[What is required]
Write out, word for word, every line from the first one through the line that holds "colors = ['#FF6C40', '#ED7D31', '#FFF2CC']", and nothing else; skip the pictures.

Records
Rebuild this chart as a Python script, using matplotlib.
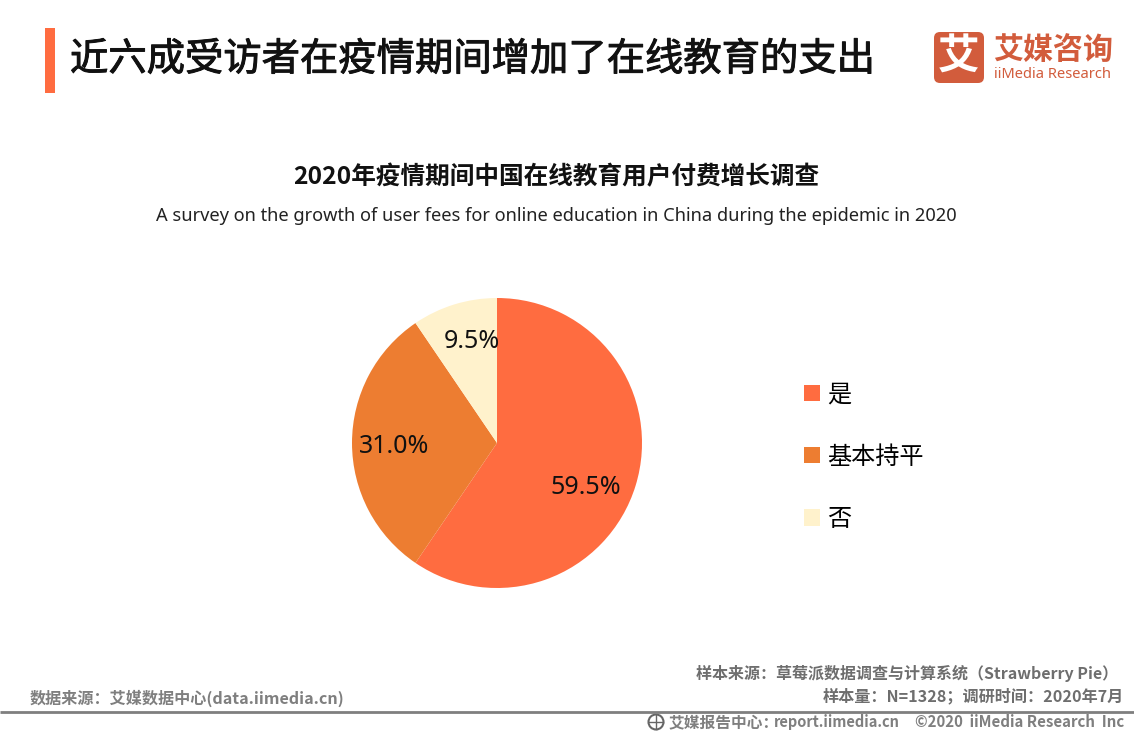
import matplotlib
matplotlib.use("Agg")
import matplotlib.pyplot as plt
import matplotlib.patheffects as pe
from matplotlib.patches import Rectangle, FancyBboxPatch, Circle

plt.rcParams['font.family'] = ['Noto Sans CJK SC', 'DejaVu Sans']

W, H = 1134, 737

categories = ['是', '基本持平', '否']
values = [59.5, 31.0, 9.5]
colors = ['#FF6C40', '#ED7D31', '#FFF2CC']

title = '近六成受访者在疫情期间增加了在线教育的支出'
chart_title = '2020年疫情期间中国在线教育用户付费增长调查'
chart_subtitle = 'A survey on the growth of user fees for online education in China during the epidemic in 2020'
source_left = '数据来源：艾媒数据中心(data.iimedia.cn)'
source_right_1 = '样本来源：草莓派数据调查与计算系统（Strawberry Pie）'
source_right_2 = '样本量：N=1328；调研时间：2020年7月'
footer_1 = '艾媒报告中心：'
footer_link = 'report.iimedia.cn'
footer_2 = '©2020  iiMedia Research  Inc'

fig = plt.figure(figsize=(W / 100, H / 100), dpi=100, facecolor='white')

# full figure overlay in pixel coords, y going down
bg = fig.add_axes([0, 0, 1, 1])
bg.set_xlim(0, W)
bg.set_ylim(H, 0)
bg.axis('off')

# title bar
bg.add_patch(Rectangle((45, 28), 10, 65, color='#FF6C40', lw=0))
t = bg.text(70, 60, title, fontsize=27.6, color='#111111', va='center', ha='left')
t.set_path_effects([pe.withStroke(linewidth=0.7, foreground='#111111')])

# logo
bg.add_patch(FancyBboxPatch((934, 32), 50, 51, boxstyle='round,pad=0,rounding_size=6', fc='#D25C3C', ec='none'))
bg.text(959, 58, '艾', fontsize=30, fontweight='bold', color='white', va='center', ha='center')
bg.text(1053, 50, '艾媒咨询', fontsize=21.6, fontweight='bold', color='#D25C3C', va='center', ha='center')
bg.text(1053, 74, 'iiMedia Research', fontsize=10.6, color='#D25C3C', va='center', ha='center', family=['Noto Sans'])

bg.text(556, 177, chart_title, fontsize=17.75, fontweight='bold', color='#111111', va='center', ha='center')
bg.text(556, 216, chart_subtitle, fontsize=13.15, color='#222222', va='center', ha='center', family=['Noto Sans'])

# footer
gray = '#7F7F7F'
bg.plot([0, W], [712, 712], color='#7F7F7F', lw=2, solid_capstyle='butt')
bg.text(30, 698, source_left, fontsize=11.6, fontweight='bold', color=gray, va='center', ha='left')
bg.text(1118, 673, source_right_1, fontsize=11.5, fontweight='bold', color='#6E6E6E', va='center', ha='right')
bg.text(1124, 696, source_right_2, fontsize=11.6, fontweight='bold', color='#6E6E6E', va='center', ha='right')
bg.text(669, 722, footer_1, fontsize=11.3, fontweight='bold', color=gray, va='center', ha='left')
bg.text(774, 722, footer_link, fontsize=10.5, fontweight='bold', color=gray, va='center', ha='left')
bg.text(1124, 722, footer_2, fontsize=10.8, fontweight='bold', color=gray, va='center', ha='right')
bg.add_patch(Circle((656, 722), 7.5, fc='none', ec='#666666', lw=1.5))
bg.plot([649, 663], [722, 722], color='#666666', lw=1)
bg.plot([656, 656], [715, 729], color='#666666', lw=1)

# pie, center 497,443 radius 145
r = 145
ax = fig.add_axes([(497 - r) / W, 1 - (443 + r) / H, 2 * r / W, 2 * r / H])
wedges, _, autotexts = ax.pie(values, colors=colors, startangle=90, counterclock=False,
                              radius=1.0, autopct='%.1f%%', pctdistance=0.7,
                              wedgeprops=dict(linewidth=0),
                              textprops=dict(fontsize=18, color='#111111'))
ax.set_xlim(-1, 1)
ax.set_ylim(-1, 1)
# labels sit a bit off the wedge middles in the original
for t, (x, y) in zip(autotexts, [(0.61, -0.31), (-0.71, -0.025), (-0.17, 0.70)]):
    t.set_position((x, y))
    t.set_family(['Noto Sans'])

leg = fig.legend(wedges, categories, loc='upper left', bbox_to_anchor=(804 / W, 1 - 381.5 / H),
                 frameon=False, fontsize=17.4, handlelength=0.66, handleheight=0.66,
                 handletextpad=0.28, labelspacing=1.5, borderpad=0, borderaxespad=0)

fig.savefig('out.png', dpi=100)
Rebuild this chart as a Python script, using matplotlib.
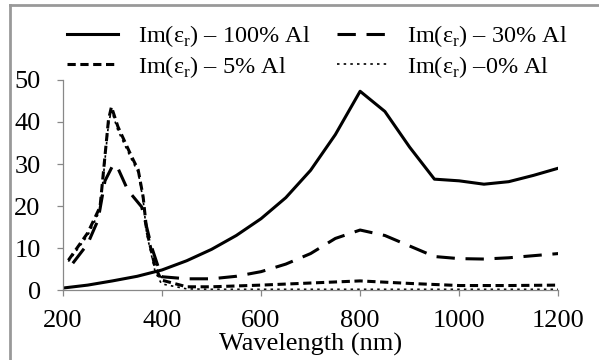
import matplotlib.pyplot as plt
from matplotlib.lines import Line2D

plt.rcParams['font.family'] = ['Liberation Serif', 'DejaVu Serif']
plt.rcParams['mathtext.fontset'] = 'custom'
plt.rcParams['mathtext.rm'] = 'Liberation Serif'

# wavelength grid for each curve (nm) and Im(eps_r) values
wl_100 = [200, 250, 300, 350, 400, 450, 500, 550, 600, 650, 700, 750, 800,
          850, 900, 950, 1000, 1050, 1100, 1150, 1200]
im_100 = [0.5, 1.2, 2.2, 3.3, 4.8, 7.0, 9.7, 13.0, 17.0, 22.0, 28.5, 37.0, 47.3,
          42.5, 34.0, 26.4, 26.0, 25.2, 25.8, 27.3, 29.0]

wl_30 = [220, 250, 271, 285, 300, 308, 331, 359, 379, 399, 450, 500, 550, 600,
         650, 700, 750, 800, 850, 900, 950, 1000, 1050, 1100, 1150, 1200]
im_30 = [6.4, 11.0, 16.7, 26.0, 29.5, 29.8, 23.8, 19.8, 10.3, 3.2, 2.7, 2.7, 3.3, 4.4,
         6.2, 8.7, 12.3, 14.3, 13.0, 10.5, 8.0, 7.5, 7.4, 7.7, 8.2, 8.7]

wl_5 = [211, 250, 275, 292, 298, 311, 339, 352, 362, 369, 386, 399, 450, 500,
        600, 700, 800, 900, 1000, 1100, 1200]
im_5 = [7.1, 13.6, 19.8, 40.5, 43.6, 38.9, 31.7, 28.6, 22.2, 14.3, 5.5, 2.4, 0.8, 0.8,
        1.2, 1.7, 2.2, 1.6, 1.1, 1.1, 1.2]

wl_0 = [211, 250, 275, 292, 298, 311, 339, 352, 362, 369, 386, 399, 450, 500,
        600, 700, 800, 900, 1000, 1100, 1200]
im_0 = [6.8, 13.0, 19.0, 39.5, 42.8, 38.0, 31.0, 28.0, 21.5, 13.5, 4.5, 1.5, 0.3, 0.2,
        0.2, 0.2, 0.2, 0.2, 0.2, 0.2, 0.2]

fig = plt.figure(figsize=(5.99, 3.60), dpi=100)
ax = fig.add_axes([0.105, 0.194, 0.827, 0.584])

l1, = ax.plot(wl_100, im_100, color='black', lw=2.2)
l2, = ax.plot(wl_30, im_30, color='black', lw=2.2, dashes=(6, 3.5))
l3, = ax.plot(wl_5, im_5, color='black', lw=2.2, dashes=(2.7, 1.5))
l4, = ax.plot(wl_0, im_0, color='black', lw=1.2, dashes=(1.5, 2.5))

ax.set_xlim(200, 1200)
ax.set_ylim(0, 50)
ax.set_xticks([200, 400, 600, 800, 1000, 1200])
ax.set_yticks([0, 10, 20, 30, 40, 50])
for s in ['top', 'right']:
    ax.spines[s].set_visible(False)
for s in ['left', 'bottom']:
    ax.spines[s].set_color('#888888')
    ax.spines[s].set_linewidth(0.9)
ax.tick_params(direction='out', length=4, width=0.9, color='#888888', labelsize=19)
ax.tick_params(axis='x', pad=10)
ax.tick_params(axis='y', pad=12)
ax.set_xlabel('Wavelength (nm)', fontsize=19, labelpad=1)

lab = 'Im(ε$_\\mathrm{r}$)'
fig.legend([l1, l3, l2, l4],
           [lab + ' – 100% Al', lab + ' – 5% Al', lab + ' – 30% Al', lab + ' –0% Al'],
           ncol=2, loc='upper left', bbox_to_anchor=(0.112, 0.936), frameon=False,
           fontsize=17.5, handlelength=2.1, handletextpad=0.8, columnspacing=1.1,
           labelspacing=0.2, borderpad=0, borderaxespad=0)

# gray frame around the chart (only top and left show in the crop)
fig.add_artist(Line2D([10 / 599, 1.0], [1 - 5 / 360, 1 - 5 / 360],
                      transform=fig.transFigure, color='#999999', lw=2))
fig.add_artist(Line2D([10 / 599, 10 / 599], [0.0, 1 - 5 / 360],
                      transform=fig.transFigure, color='#999999', lw=2))

fig.savefig('out.png', dpi=100)
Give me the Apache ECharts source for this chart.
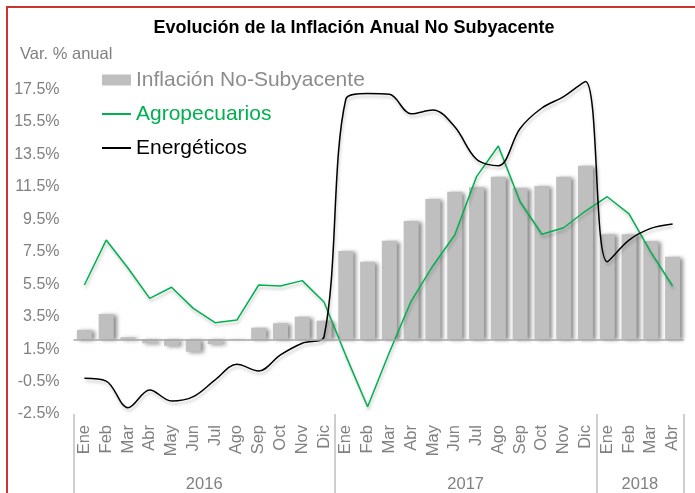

[Worked solution]
Rebuild this chart as a Python script, using matplotlib.
import matplotlib
matplotlib.use("Agg")
import matplotlib.pyplot as plt
import matplotlib.patheffects as pe
from matplotlib.patches import Rectangle, FancyBboxPatch, Circle

plt.rcParams['font.family'] = ['Noto Sans CJK SC', 'DejaVu Sans']

W, H = 1134, 737

categories = ['是', '基本持平', '否']
values = [59.5, 31.0, 9.5]
colors = ['#FF6C40', '#ED7D31', '#FFF2CC']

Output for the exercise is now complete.